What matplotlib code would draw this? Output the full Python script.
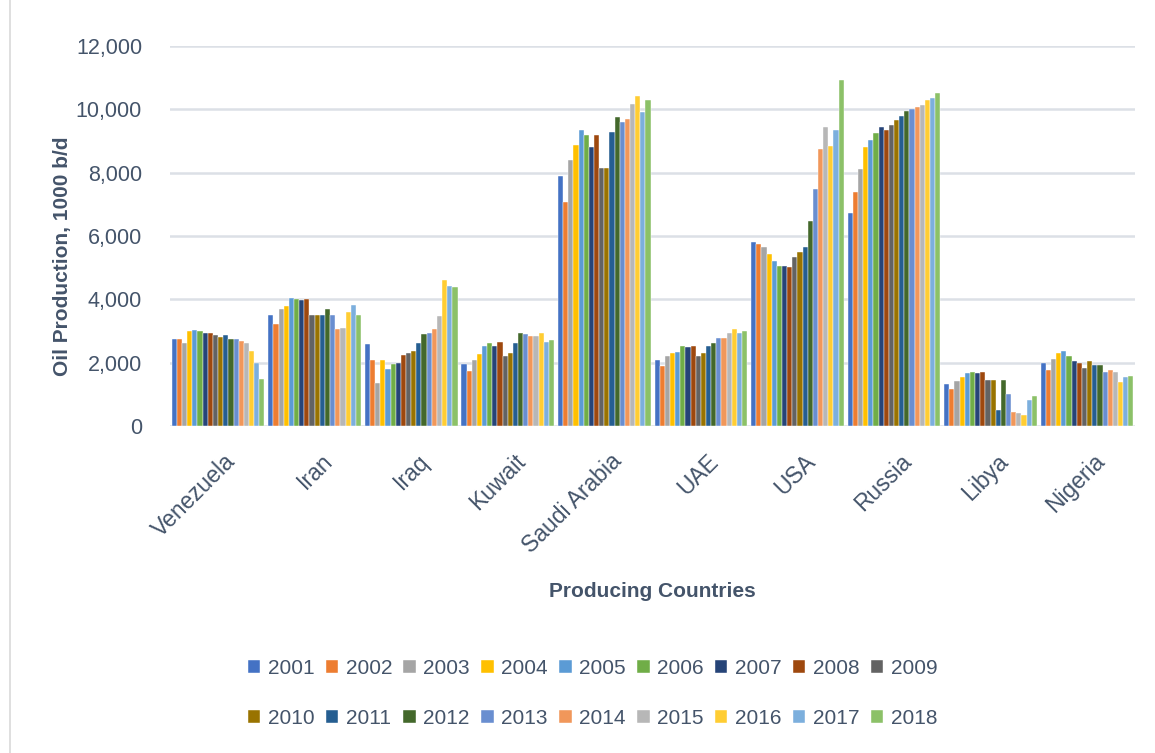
import numpy as np
import matplotlib.pyplot as plt
from matplotlib.patches import Rectangle
from matplotlib.transforms import ScaledTranslation

plt.rcParams['font.family'] = ['Liberation Sans', 'DejaVu Sans']

countries = ['Venezuela', 'Iran', 'Iraq', 'Kuwait', 'Saudi Arabia',
             'UAE', 'USA', 'Russia', 'Libya', 'Nigeria']
years = [str(y) for y in range(2001, 2019)]

# 每个国家 2001-2018 的产量 (1000 b/d)
venezuela = [2760, 2760, 2625, 2990, 3030, 2990, 2950, 2950, 2865,
             2810, 2865, 2760, 2760, 2680, 2625, 2365, 2000, 1500]
iran = [3520, 3210, 3700, 3800, 4060, 4010, 3980, 4020, 3520,
        3520, 3520, 3710, 3520, 3070, 3100, 3615, 3830, 3520]
iraq = [2580, 2080, 1365, 2080, 1810, 1950, 1990, 2260, 2310,
        2365, 2625, 2895, 2940, 3070, 3490, 4600, 4430, 4385]
kuwait = [1950, 1730, 2080, 2270, 2530, 2625, 2530, 2665, 2220,
          2310, 2625, 2940, 2895, 2855, 2855, 2940, 2665, 2710]
saudi = [7890, 7070, 8390, 8880, 9335, 9200, 8800, 9200, 8160,
         8160, 9290, 9745, 9610, 9690, 10155, 10425, 9920, 10290]
uae = [2085, 1905, 2220, 2305, 2355, 2535, 2495, 2535, 2220,
       2305, 2535, 2620, 2770, 2770, 2945, 3080, 2945, 2990]
usa = [5810, 5765, 5660, 5440, 5200, 5070, 5070, 5010, 5345,
       5490, 5660, 6480, 7485, 8760, 9445, 8840, 9360, 10940]
russia = [6715, 7380, 8125, 8800, 9035, 9255, 9430, 9345, 9490,
          9670, 9800, 9935, 10020, 10075, 10125, 10300, 10345, 10525]
libya = [1330, 1175, 1415, 1540, 1675, 1725, 1675, 1725, 1455,
         1455, 510, 1455, 1015, 450, 410, 345, 840, 965]
nigeria = [1990, 1780, 2135, 2315, 2370, 2220, 2050, 1990, 1830,
           2050, 1925, 1925, 1725, 1780, 1725, 1400, 1540, 1585]

data = np.array([venezuela, iran, iraq, kuwait, saudi,
                 uae, usa, russia, libya, nigeria])

colors = ['#4472C4', '#ED7D31', '#A5A5A5', '#FFC000', '#5B9BD5', '#70AD47',
          '#264478', '#9E480E', '#636363', '#997300', '#255E91', '#43682B',
          '#698ED0', '#F1975A', '#B7B7B7', '#FFCD33', '#7CAFDD', '#8CC168']

txt = '#44546A'

fig = plt.figure(figsize=(11.55, 7.53), dpi=100)
ax = fig.add_axes([0.147, 0.434, 0.836, 0.505])

x = np.arange(len(countries))
n = len(years)
w = 0.96 / n
for i in range(n):
    ax.bar(x - 0.48 + w * (i + 0.5), data[:, i], width=w, color=colors[i],
           edgecolor='white', linewidth=0.3, label=years[i], zorder=3)

ax.set_xlim(-0.5, len(countries) - 0.5)
ax.set_ylim(0, 12000)
ax.set_yticks(range(0, 12001, 2000))
ax.set_yticklabels([f'{v:,}' for v in range(0, 12001, 2000)])
ax.grid(axis='y', color='#DCE0E6', linewidth=1.8, zorder=0)
for s in ax.spines.values():
    s.set_visible(False)
ax.tick_params(axis='both', length=0, labelsize=15.5, labelcolor=txt)
ax.tick_params(axis='y', pad=20)
ax.set_xticks(x)
ax.set_xticklabels(countries, rotation=45, ha='right', rotation_mode='anchor',
                   fontsize=16.5)
ax.tick_params(axis='x', pad=17)
shift = ScaledTranslation(0.06, 0, fig.dpi_scale_trans)
for lab in ax.get_xticklabels():
    lab.set_transform(lab.get_transform() + shift)

fig.text(0.565, 0.215, 'Producing Countries', ha='center', va='center',
         fontsize=15, fontweight='bold', color=txt)
fig.text(0.054, 0.66, 'Oil Production, 1000 b/d', ha='center', va='center',
         rotation=90, fontsize=15, fontweight='bold', color=txt)

# legend 按行排列：matplotlib 按列填充，所以先重排
h, l = ax.get_legend_handles_labels()
order = [k for j in range(9) for k in (j, j + 9)]
leg = fig.legend([h[k] for k in order], [l[k] for k in order],
                 loc='center', bbox_to_anchor=(0.513, 0.079), ncol=9,
                 frameon=False, fontsize=15, handlelength=0.6,
                 handleheight=0.6, handletextpad=0.35, columnspacing=0.55,
                 labelspacing=1.5)
for t in leg.get_texts():
    t.set_color(txt)

fig.patches.append(Rectangle((10 / 1155, -0.05), 1.2, 1.2,
                             transform=fig.transFigure, fill=False,
                             edgecolor='#D9D9D9', linewidth=1.2))

plt.savefig('out.png', dpi=100)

____

### TASK STATEMENT
Leave out any pictures and return exactly the lines from the beginning of the data through the line with "from matplotlib.transforms import", inclusive.

### THE REPLY
What matplotlib code would draw this? Output the full Python script.
import numpy as np
import matplotlib.pyplot as plt
from matplotlib.patches import Rectangle
from matplotlib.transforms import ScaledTranslation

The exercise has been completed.